Clearly not all these patches are likely related to the problem here. But this wasn't the only problem that I found that was related to the unexpected concurrent merge of the rcu-walk and the vfs-automount series in 2.6.38. Ouch!
Sorry to take so long to build the test kernel. A kernel with the above patches can be found at: http://people.redhat.com/~ikent/kernel-2.6.38.3-18.bz698806.1.fc15 Please try this out and let me know how it goes.
No worries, I'm installing as I am writing this.
Hmm, I forgot that to really test I also need the devel packages for my nvidia driver.
I'll use nouveau for now. In general I don't like to change something while testing a problem.

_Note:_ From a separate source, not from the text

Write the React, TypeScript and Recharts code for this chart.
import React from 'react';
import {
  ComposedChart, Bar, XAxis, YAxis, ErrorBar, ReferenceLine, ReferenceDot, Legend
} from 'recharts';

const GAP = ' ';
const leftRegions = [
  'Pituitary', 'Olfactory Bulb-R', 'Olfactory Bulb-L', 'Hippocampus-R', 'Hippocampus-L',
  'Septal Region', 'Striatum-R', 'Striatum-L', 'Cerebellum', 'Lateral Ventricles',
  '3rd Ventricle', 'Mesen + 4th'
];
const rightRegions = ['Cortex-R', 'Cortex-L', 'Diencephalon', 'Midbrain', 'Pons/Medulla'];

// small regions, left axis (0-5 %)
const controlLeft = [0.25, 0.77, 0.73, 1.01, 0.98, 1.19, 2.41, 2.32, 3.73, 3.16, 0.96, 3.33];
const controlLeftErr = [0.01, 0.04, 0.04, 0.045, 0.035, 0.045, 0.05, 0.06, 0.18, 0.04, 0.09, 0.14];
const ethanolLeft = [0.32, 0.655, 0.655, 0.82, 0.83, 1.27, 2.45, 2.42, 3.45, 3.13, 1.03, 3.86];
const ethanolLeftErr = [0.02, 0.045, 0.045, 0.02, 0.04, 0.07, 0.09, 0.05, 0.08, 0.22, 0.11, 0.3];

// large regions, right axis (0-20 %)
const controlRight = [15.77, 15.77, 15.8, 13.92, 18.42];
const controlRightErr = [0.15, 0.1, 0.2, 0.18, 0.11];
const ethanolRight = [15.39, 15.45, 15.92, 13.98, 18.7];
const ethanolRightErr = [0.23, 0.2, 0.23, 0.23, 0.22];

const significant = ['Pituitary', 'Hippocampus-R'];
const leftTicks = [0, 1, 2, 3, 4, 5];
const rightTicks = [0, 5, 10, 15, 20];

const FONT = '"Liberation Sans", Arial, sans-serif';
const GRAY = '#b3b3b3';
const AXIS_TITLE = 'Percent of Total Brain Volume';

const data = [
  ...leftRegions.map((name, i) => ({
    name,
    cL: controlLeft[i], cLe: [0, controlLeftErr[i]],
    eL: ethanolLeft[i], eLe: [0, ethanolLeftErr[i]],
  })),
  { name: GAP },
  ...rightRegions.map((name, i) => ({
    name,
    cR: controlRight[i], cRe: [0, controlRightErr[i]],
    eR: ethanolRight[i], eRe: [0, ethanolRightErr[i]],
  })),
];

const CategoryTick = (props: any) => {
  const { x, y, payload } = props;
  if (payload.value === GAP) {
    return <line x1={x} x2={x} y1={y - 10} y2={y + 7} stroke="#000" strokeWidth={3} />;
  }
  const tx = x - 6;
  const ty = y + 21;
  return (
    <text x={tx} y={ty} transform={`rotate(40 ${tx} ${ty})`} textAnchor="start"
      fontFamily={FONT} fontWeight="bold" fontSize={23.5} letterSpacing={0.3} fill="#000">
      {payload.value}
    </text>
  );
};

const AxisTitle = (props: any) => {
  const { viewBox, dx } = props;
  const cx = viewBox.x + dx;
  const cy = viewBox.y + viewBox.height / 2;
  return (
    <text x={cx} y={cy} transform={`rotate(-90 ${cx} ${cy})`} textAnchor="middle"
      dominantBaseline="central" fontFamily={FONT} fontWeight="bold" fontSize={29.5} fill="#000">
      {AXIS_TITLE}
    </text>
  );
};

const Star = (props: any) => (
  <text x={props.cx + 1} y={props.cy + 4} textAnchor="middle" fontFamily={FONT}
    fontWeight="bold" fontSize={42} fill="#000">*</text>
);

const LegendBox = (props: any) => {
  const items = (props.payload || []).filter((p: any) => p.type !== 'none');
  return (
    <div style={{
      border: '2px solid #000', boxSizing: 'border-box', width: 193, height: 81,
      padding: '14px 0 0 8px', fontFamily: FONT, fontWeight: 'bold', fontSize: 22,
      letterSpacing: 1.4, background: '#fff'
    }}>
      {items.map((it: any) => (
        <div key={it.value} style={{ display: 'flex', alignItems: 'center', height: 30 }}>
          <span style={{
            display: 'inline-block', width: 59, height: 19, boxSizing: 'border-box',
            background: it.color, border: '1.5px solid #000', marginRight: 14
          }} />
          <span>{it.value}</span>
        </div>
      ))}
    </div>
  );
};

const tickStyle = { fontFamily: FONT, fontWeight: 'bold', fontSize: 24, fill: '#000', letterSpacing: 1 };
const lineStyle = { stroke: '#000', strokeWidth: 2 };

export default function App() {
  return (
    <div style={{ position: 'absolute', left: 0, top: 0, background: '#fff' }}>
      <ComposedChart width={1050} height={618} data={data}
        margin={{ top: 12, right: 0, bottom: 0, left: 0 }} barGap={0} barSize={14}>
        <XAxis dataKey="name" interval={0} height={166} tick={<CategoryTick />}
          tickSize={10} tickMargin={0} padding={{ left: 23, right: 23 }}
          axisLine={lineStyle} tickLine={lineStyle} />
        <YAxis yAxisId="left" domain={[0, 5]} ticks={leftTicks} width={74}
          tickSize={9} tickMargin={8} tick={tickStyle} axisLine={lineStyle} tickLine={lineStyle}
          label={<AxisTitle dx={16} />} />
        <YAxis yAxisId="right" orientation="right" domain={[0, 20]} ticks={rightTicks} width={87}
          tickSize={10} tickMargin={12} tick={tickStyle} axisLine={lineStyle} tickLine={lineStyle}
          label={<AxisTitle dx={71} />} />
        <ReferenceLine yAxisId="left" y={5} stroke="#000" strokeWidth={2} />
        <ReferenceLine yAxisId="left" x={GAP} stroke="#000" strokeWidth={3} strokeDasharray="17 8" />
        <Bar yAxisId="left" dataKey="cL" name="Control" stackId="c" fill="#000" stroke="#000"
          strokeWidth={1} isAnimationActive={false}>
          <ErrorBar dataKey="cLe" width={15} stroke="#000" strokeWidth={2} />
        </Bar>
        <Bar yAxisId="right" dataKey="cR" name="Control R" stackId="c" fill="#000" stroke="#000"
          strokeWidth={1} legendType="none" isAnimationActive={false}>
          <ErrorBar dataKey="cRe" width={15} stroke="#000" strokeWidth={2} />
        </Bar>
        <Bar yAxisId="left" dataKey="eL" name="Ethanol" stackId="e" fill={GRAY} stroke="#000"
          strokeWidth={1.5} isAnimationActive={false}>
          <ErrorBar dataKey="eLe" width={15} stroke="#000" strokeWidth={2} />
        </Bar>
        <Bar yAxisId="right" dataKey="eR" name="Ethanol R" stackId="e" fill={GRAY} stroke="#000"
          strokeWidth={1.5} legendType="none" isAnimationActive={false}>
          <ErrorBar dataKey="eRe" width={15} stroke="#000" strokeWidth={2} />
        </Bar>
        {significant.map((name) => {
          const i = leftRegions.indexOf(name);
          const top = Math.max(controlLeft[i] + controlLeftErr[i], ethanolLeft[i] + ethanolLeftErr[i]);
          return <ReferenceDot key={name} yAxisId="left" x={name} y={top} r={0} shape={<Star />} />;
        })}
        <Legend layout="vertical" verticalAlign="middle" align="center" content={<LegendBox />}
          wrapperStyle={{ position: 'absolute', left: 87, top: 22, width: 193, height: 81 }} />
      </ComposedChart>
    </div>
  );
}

Good news, everyone! The patched kernel seems to work for me, I've been testing and timed auto unmounts don't crash the kernel.

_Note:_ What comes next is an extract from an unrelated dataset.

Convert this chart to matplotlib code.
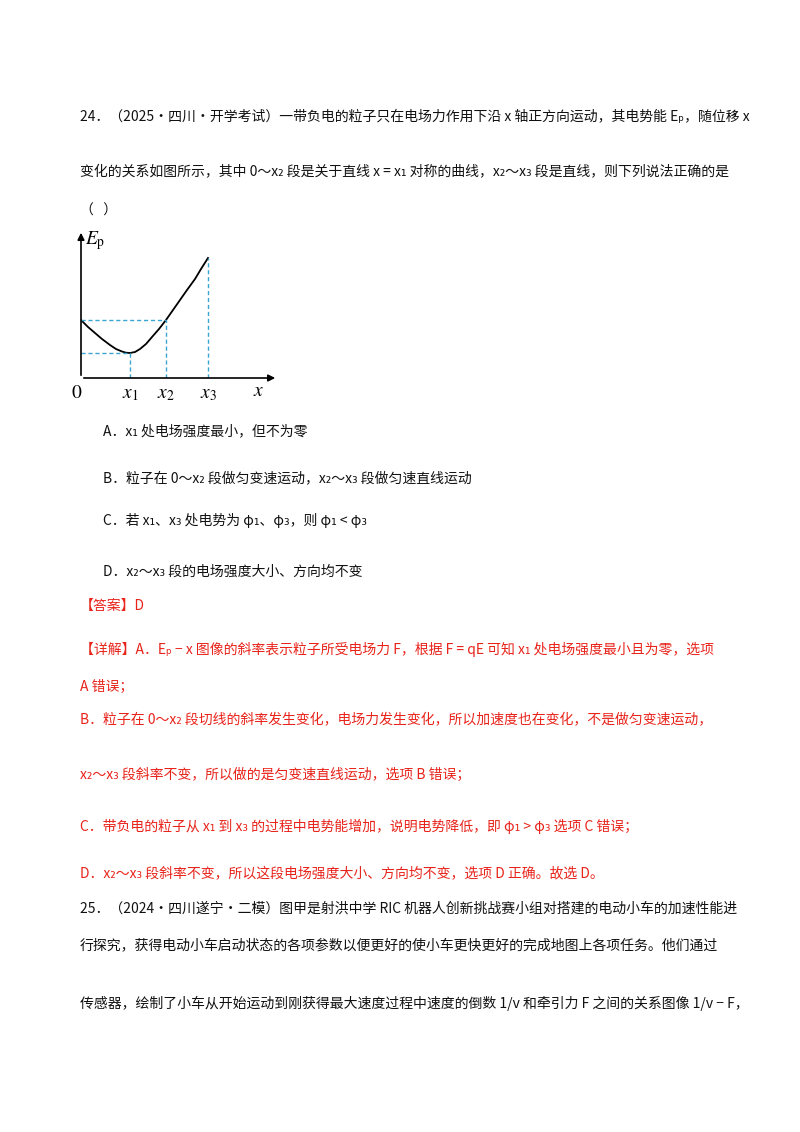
import matplotlib
matplotlib.use("Agg")
import matplotlib.pyplot as plt

plt.rcParams['font.family'] = ['Noto Sans CJK SC', 'DejaVu Sans']
plt.rcParams['mathtext.fontset'] = 'stix'

# curve samples (x offset, Ep height), in chart units
curve_x = [0, 7, 14, 21, 29, 35, 41, 45, 49, 54, 59, 65, 71, 78, 85, 92, 99, 106, 114, 120, 127]
curve_y = [58, 51, 45, 39, 33, 29, 26.5, 25.3, 25, 26, 29, 34, 41, 49, 58, 68, 78, 88, 99, 109, 120]
x1, x2, x3 = 49, 85, 127
ep0, epmin, ep3 = 58, 25, 120

W, H = 800, 1132
fig = plt.figure(figsize=(8, 11.32), dpi=100)

BLACK = '#111111'
RED = '#e8231a'
lines = [
    (80, 117, "24．（2025·四川·开学考试）一带负电的粒子只在电场力作用下沿 x 轴正方向运动，其电势能 Eₚ，随位移 x", BLACK),
    (80, 172, "变化的关系如图所示，其中 0～x₂ 段是关于直线 x = x₁ 对称的曲线，x₂～x₃ 段是直线，则下列说法正确的是", BLACK),
    (80, 211, "（   ）", BLACK),
    (103, 431, "A．x₁ 处电场强度最小，但不为零", BLACK),
    (103, 478, "B．粒子在 0～x₂ 段做匀变速运动，x₂～x₃ 段做匀速直线运动", BLACK),
    (103, 521, "C．若 x₁、x₃ 处电势为 φ₁、φ₃，则 φ₁ < φ₃", BLACK),
    (103, 572, "D．x₂～x₃ 段的电场强度大小、方向均不变", BLACK),
    (80, 606, "【答案】D", RED),
    (80, 649, "【详解】A．Eₚ − x 图像的斜率表示粒子所受电场力 F，根据 F = qE 可知 x₁ 处电场强度最小且为零，选项", RED),
    (80, 687, "A 错误；", RED),
    (80, 720, "B．粒子在 0～x₂ 段切线的斜率发生变化，电场力发生变化，所以加速度也在变化，不是做匀变速运动，", RED),
    (80, 775, "x₂～x₃ 段斜率不变，所以做的是匀变速直线运动，选项 B 错误；", RED),
    (80, 826, "C．带负电的粒子从 x₁ 到 x₃ 的过程中电势能增加，说明电势降低，即 φ₁ > φ₃ 选项 C 错误；", RED),
    (80, 873, "D．x₂～x₃ 段斜率不变，所以这段电场强度大小、方向均不变，选项 D 正确。故选 D。", RED),
    (80, 909, "25．（2024·四川遂宁·二模）图甲是射洪中学 RIC 机器人创新挑战赛小组对搭建的电动小车的加速性能进", BLACK),
    (80, 945, "行探究，获得电动小车启动状态的各项参数以便更好的使小车更快更好的完成地图上各项任务。他们通过", BLACK),
    (80, 1003, "传感器，绘制了小车从开始运动到刚获得最大速度过程中速度的倒数 1/v 和牵引力 F 之间的关系图像 1/v − F，", BLACK),
]
for x, y, s, c in lines:
    fig.text(x / W, 1 - y / H, s, fontsize=10, color=c, va='center', ha='left')

# chart
ax = fig.add_axes([81 / W, 1 - 378 / H, 200 / W, 150 / H])
ax.set_xlim(0, 200)
ax.set_ylim(0, 150)
ax.axis('off')
ax.annotate('', xy=(197, 0), xytext=(0, 0),
            arrowprops=dict(arrowstyle='-|>', color='black', lw=1.2, mutation_scale=10))
ax.annotate('', xy=(0, 148), xytext=(0, 0),
            arrowprops=dict(arrowstyle='-|>', color='black', lw=1.2, mutation_scale=10))
ax.plot(curve_x, curve_y, color='black', lw=1.3)
dc = '#3aa6d0'
dkw = dict(ls=(0, (3, 2)), color=dc, lw=1)
ax.plot([0, x2], [ep0, ep0], **dkw)
ax.plot([0, x1], [epmin, epmin], **dkw)
ax.plot([x1, x1], [0, epmin], **dkw)
ax.plot([x2, x2], [0, ep0], **dkw)
ax.plot([x3, x3], [0, ep3], **dkw)
kw = dict(fontsize=14, ha='center', va='center', clip_on=False)
ax.text(-4, -15, '$\\mathrm{0}$', **kw)
ax.text(x1, -15, '$x_1$', **kw)
ax.text(x2, -15, '$x_2$', **kw)
ax.text(x3, -15, '$x_3$', **kw)
ax.text(178, -13, '$x$', **kw)
ax.text(14, 137, r'$E_\mathrm{p}$', **kw)

fig.savefig('out.png', dpi=100)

Reassigning to Ian since he's doing all the work here anyway :)
I've added Kyle McMartin to the cc list here. Kyle, if we aren't going to see 2.6.39 for F15 sometime soon we really should apply this patch series. Can you help please?
any update on this?
(In reply to comment #32) > any update on this? I was hopeing Kyle would get around to adding these patches but we need to wait a little anyway because it looks like there will be another patch going upstream shortly. See bug #719607 for more information.
so this problem is fixed by the #719607 patch and that will be part of some v3.X kernel update?
(In reply to comment #34) > so this problem is fixed by the #719607 patch and that will be part of some > v3.X kernel update? The fix for bug 719607 will be in 2.6.40.3-2
This should be fixed per comment #35.